Protein coding just tip of genome function

About 5 percent of the mammalian genome is conserved by evolution. Surprisingly, less than a third of that consists of protein-coding genes. The rest of this sequence, known as conserved noncoding sequences (CNCs), is of growing interest to scientists, both as a clue to how genomes work and because variations within CNCs may contribute to human disease. Are CNCs actually functional bits of sequence and, if so, what do they do?

A team of scientists led by Joel Hirschhorn, assistant professor of genetics and pediatrics at Children's Hospital Boston, Harvard Medical School, and associate member of the Broad Institute, has now established that these CNCs are indeed functional in humans, and that they should be examined for genetic changes in disease studies even though the specific functions of these CNCs remain unknown.
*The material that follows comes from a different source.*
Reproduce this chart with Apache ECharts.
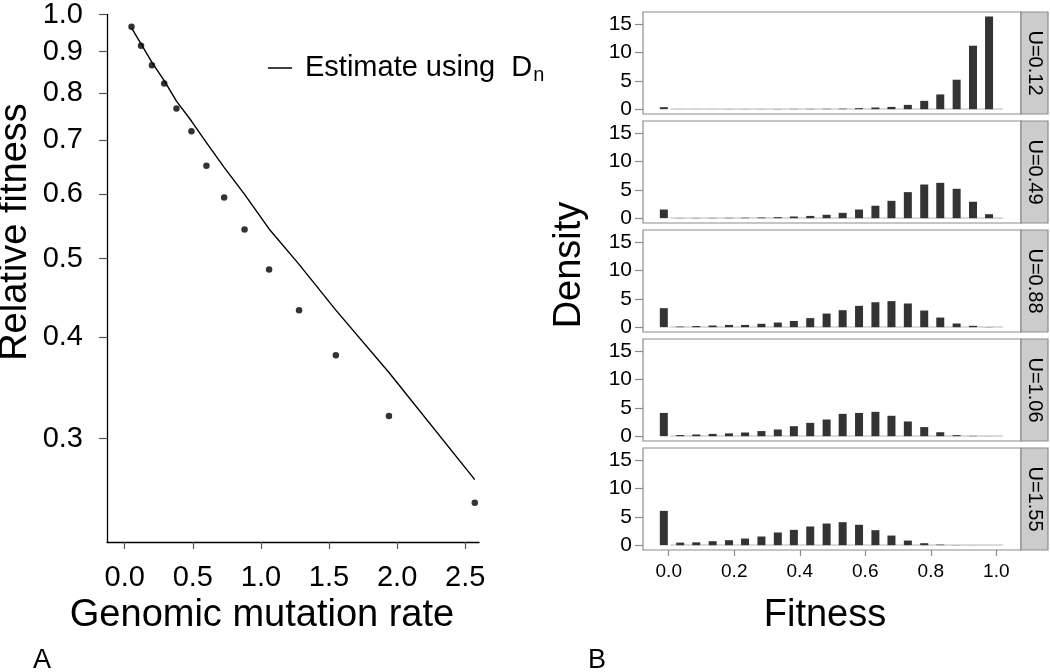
<!DOCTYPE html>
<html>
<head>
<meta charset="utf-8">
<script src="https://cdn.jsdelivr.net/npm/echarts@6/dist/echarts.min.js"></script>
<style>
html,body{margin:0;padding:0;background:#fff;}
#chart{width:1050px;height:672px;}
</style>
</head>
<body>
<div id="chart"></div>
<script>
// ---------- Panel A data ----------
const mutationRate = [0.05, 0.12, 0.20, 0.29, 0.38, 0.49, 0.60, 0.73, 0.88, 1.06, 1.28, 1.55, 1.94, 2.57];
const simulatedFitness = [0.966, 0.915, 0.866, 0.822, 0.766, 0.718, 0.651, 0.595, 0.543, 0.485, 0.432, 0.380, 0.320, 0.250];
const estimateDn = [0.963, 0.920, 0.873, 0.829, 0.782, 0.739, 0.695, 0.648, 0.600, 0.544, 0.492, 0.432, 0.362, 0.267];
const yTicksA = [0.3, 0.4, 0.5, 0.6, 0.7, 0.8, 0.9, 1.0];
const xTicksA = [0, 0.5, 1.0, 1.5, 2.0, 2.5];

// ---------- Panel B data ----------
const fitnessBins = [-0.015, 0.035, 0.084, 0.134, 0.184, 0.233, 0.283, 0.333, 0.382, 0.432, 0.482,
                     0.531, 0.581, 0.631, 0.680, 0.730, 0.780, 0.829, 0.879, 0.929, 0.978];
const uValues = [0.12, 0.49, 0.88, 1.06, 1.55];
const density012 = [0.35, 0.01, 0.01, 0.01, 0.02, 0.02, 0.02, 0.03, 0.04, 0.05, 0.06, 0.08, 0.18, 0.30, 0.40, 0.76, 1.47, 2.60, 5.20, 11.2, 16.35];
const density049 = [1.53, 0.03, 0.04, 0.05, 0.06, 0.08, 0.12, 0.18, 0.30, 0.40, 0.60, 0.94, 1.53, 2.20, 3.06, 4.60, 5.94, 6.24, 5.18, 2.90, 0.70];
const density088 = [3.35, 0.10, 0.20, 0.30, 0.40, 0.40, 0.60, 0.82, 1.10, 1.60, 2.40, 3.00, 3.76, 4.40, 4.60, 4.18, 2.94, 1.70, 0.65, 0.24, 0.03];
const density106 = [4.10, 0.20, 0.30, 0.40, 0.50, 0.65, 0.90, 1.18, 1.76, 2.35, 2.94, 3.94, 4.10, 4.30, 3.60, 2.60, 1.60, 0.70, 0.18, 0.05, 0.01];
const density155 = [6.06, 0.45, 0.50, 0.70, 0.88, 1.18, 1.53, 2.24, 2.70, 3.30, 3.82, 4.06, 3.60, 2.65, 1.70, 0.82, 0.35, 0.10, 0.03, 0.01, 0.00];
const densityTicks = [0, 5, 10, 15];
const fitnessTicks = [0, 0.2, 0.4, 0.6, 0.8, 1.0];

const densities = [density012, density049, density088, density106, density155];

const FONT = 'Liberation Sans, Arial, Helvetica, sans-serif';
const GRAY = '#8c8c8c';
const lg = v => Math.log10(v);

const grids = [{left: 107, top: 11, width: 372, height: 531}];
const xAxes = [{
  type: 'value', gridIndex: 0, min: -0.13, max: 2.601,
  axisLine: {show: true, onZero: false, lineStyle: {color: '#000', width: 1.3}},
  axisTick: {show: true, customValues: xTicksA, length: 7, lineStyle: {color: '#555', width: 1.2}},
  axisLabel: {show: true, customValues: xTicksA, margin: 21, fontSize: 29, fontFamily: FONT, color: '#000',
              formatter: v => v.toFixed(1)},
  splitLine: {show: false}
}];
const yAxes = [{
  type: 'value', gridIndex: 0, min: lg(0.2237), max: 0,
  axisLine: {show: true, onZero: false, lineStyle: {color: '#000', width: 1.3}},
  axisTick: {show: true, customValues: yTicksA.map(lg), length: 8, lineStyle: {color: '#555', width: 1.2}},
  axisLabel: {show: true, customValues: yTicksA.map(lg), margin: 24, fontSize: 29, fontFamily: FONT, color: '#000',
              formatter: v => Math.pow(10, v).toFixed(1)},
  splitLine: {show: false}
}];

const series = [
  {
    name: 'Estimate', type: 'line', xAxisIndex: 0, yAxisIndex: 0,
    data: mutationRate.map((u, i) => [u, lg(estimateDn[i])]),
    symbol: 'none', color: '#000', lineStyle: {color: '#000', width: 1.4}, z: 3
  },
  {
    name: 'Simulated', type: 'scatter', xAxisIndex: 0, yAxisIndex: 0,
    data: mutationRate.map((u, i) => [u, lg(simulatedFitness[i])]),
    symbol: 'circle', symbolSize: 6.5, itemStyle: {color: '#000'}, z: 4
  }
];

const panelTops = [12, 121, 230, 339, 448];
const panelH = 102;
const graphics = [];

panelTops.forEach((top, p) => {
  const gi = p + 1;
  const last = p === panelTops.length - 1;
  grids.push({left: 643, top: top, width: 378, height: panelH, show: true,
              borderColor: GRAY, borderWidth: 1.2, backgroundColor: 'transparent'});
  xAxes.push({
    type: 'value', gridIndex: gi, min: -0.0786, max: 1.0755,
    axisLine: {show: false, onZero: false},
    axisTick: {show: last, customValues: fitnessTicks, length: 6, lineStyle: {color: GRAY, width: 1.2}},
    axisLabel: {show: last, customValues: fitnessTicks, margin: 12, fontSize: 19, fontFamily: FONT, color: '#000',
                formatter: v => v.toFixed(1)},
    splitLine: {show: false}
  });
  yAxes.push({
    type: 'value', gridIndex: gi, min: -0.85, max: 17.15,
    axisLine: {show: false, onZero: false},
    axisTick: {show: true, customValues: densityTicks, length: 8, lineStyle: {color: GRAY, width: 1.2}},
    axisLabel: {show: true, customValues: densityTicks, margin: 11, fontSize: 21, fontFamily: FONT, color: '#000'},
    splitLine: {show: false}
  });
  series.push({
    type: 'bar', xAxisIndex: gi, yAxisIndex: gi,
    data: fitnessBins.map((x, i) => [x, densities[p][i]]),
    barWidth: 8, itemStyle: {color: '#333333'}, z: 3,
    markLine: {
      silent: true, symbol: 'none', label: {show: false}, z: 2,
      lineStyle: {color: '#cfcfcf', width: 1.5, type: 'solid'},
      data: [[{coord: [0.005, 0]}, {coord: [1.02, 0]}]]
    }
  });
  // strip
  graphics.push({
    type: 'rect', shape: {x: 1021, y: top, width: 27, height: panelH},
    style: {fill: '#cccccc', stroke: GRAY, lineWidth: 1.2}, z: 10
  });
  graphics.push({
    type: 'text', x: 1034.5, y: top + panelH / 2, rotation: -Math.PI / 2,
    style: {text: 'U=' + uValues[p].toFixed(2), fontSize: 20, fontFamily: FONT, fill: '#000',
            align: 'center', verticalAlign: 'middle'}, z: 11
  });
});

// titles
graphics.push(
  {type: 'text', x: 262, y: 616, style: {text: 'Genomic mutation rate', fontSize: 38, fontFamily: FONT, fill: '#000', align: 'center', verticalAlign: 'middle'}},
  {type: 'text', x: 16, y: 232, rotation: Math.PI / 2, style: {text: 'Relative fitness', fontSize: 38, fontFamily: FONT, fill: '#000', align: 'center', verticalAlign: 'middle'}},
  {type: 'text', x: 825, y: 616, style: {text: 'Fitness', fontSize: 38, fontFamily: FONT, fill: '#000', align: 'center', verticalAlign: 'middle'}},
  {type: 'text', x: 570, y: 265, rotation: Math.PI / 2, style: {text: 'Density', fontSize: 38, fontFamily: FONT, fill: '#000', align: 'center', verticalAlign: 'middle'}},
  {type: 'text', x: 42, y: 661, style: {text: 'A', fontSize: 27, fontFamily: FONT, fill: '#000', align: 'center', verticalAlign: 'middle'}},
  {type: 'text', x: 597, y: 661, style: {text: 'B', fontSize: 27, fontFamily: FONT, fill: '#000', align: 'center', verticalAlign: 'middle'}}
);

const chart = echarts.init(document.getElementById('chart'), null, {renderer: 'canvas'});
chart.setOption({
  animation: false,
  backgroundColor: '#fff',
  grid: grids,
  xAxis: xAxes,
  yAxis: yAxes,
  legend: {
    data: [{name: 'Estimate', icon: 'rect'}],
    left: 263, top: 46,
    itemWidth: 24, itemHeight: 1.5,
    formatter: () => '{a|Estimate using  D}{s|n}',
    textStyle: {
      padding: [0, 0, 0, 8],
      rich: {
        a: {fontSize: 29, fontFamily: FONT, color: '#000', lineHeight: 36},
        s: {fontSize: 20, fontFamily: FONT, color: '#000', lineHeight: 36, padding: [14, 0, 0, 1]}
      }
    }
  },
  series: series,
  graphic: graphics
});
</script>
</body>
</html>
Their work, a collaboration with Emmanouil Dermitzakis and his colleagues at the Sanger Institute, is published in the December 25 online edition of Nature Genetics.

To demonstrate that CNCs were in fact evolutionarily conserved genome sequences rather than just mutational "cold spots," the researchers took advantage of both the recently released HapMap data on human sequence variants and the chimpanzee genome. The chimp genome helped define ancestral sequences at these variants and the HapMap allowed them to determine the frequencies of new variant alleles — if the CNCs being examined were under strong purifying evolutionary selection, then new alleles within CNCs should be less common in the population than new alleles in the rest of the genome. This was, in fact, what the researchers observed, and subsequently verified by resequencing of about 100 CNCs from two different populations.

CNCs include a variety of genome pieces, including intronic sequences (areas between exons, or gene-coding sequences), promoter elements, untranslated regions and sequences far removed from a known gene. However, the precise functions of these various CNCs is still largely unknown. But this does not make them irrelevant: The fact that these are jealously guarded by evolution, combined with their relative abundance compared to protein-coding sequence, argues strongly that genetic variation in these CNCs plays a critical role in disease. The tools at hand, such as the HapMap, should make screening CNCs in addition to protein-coding regions standard practice in future disease gene studies, even before the function of each is determined.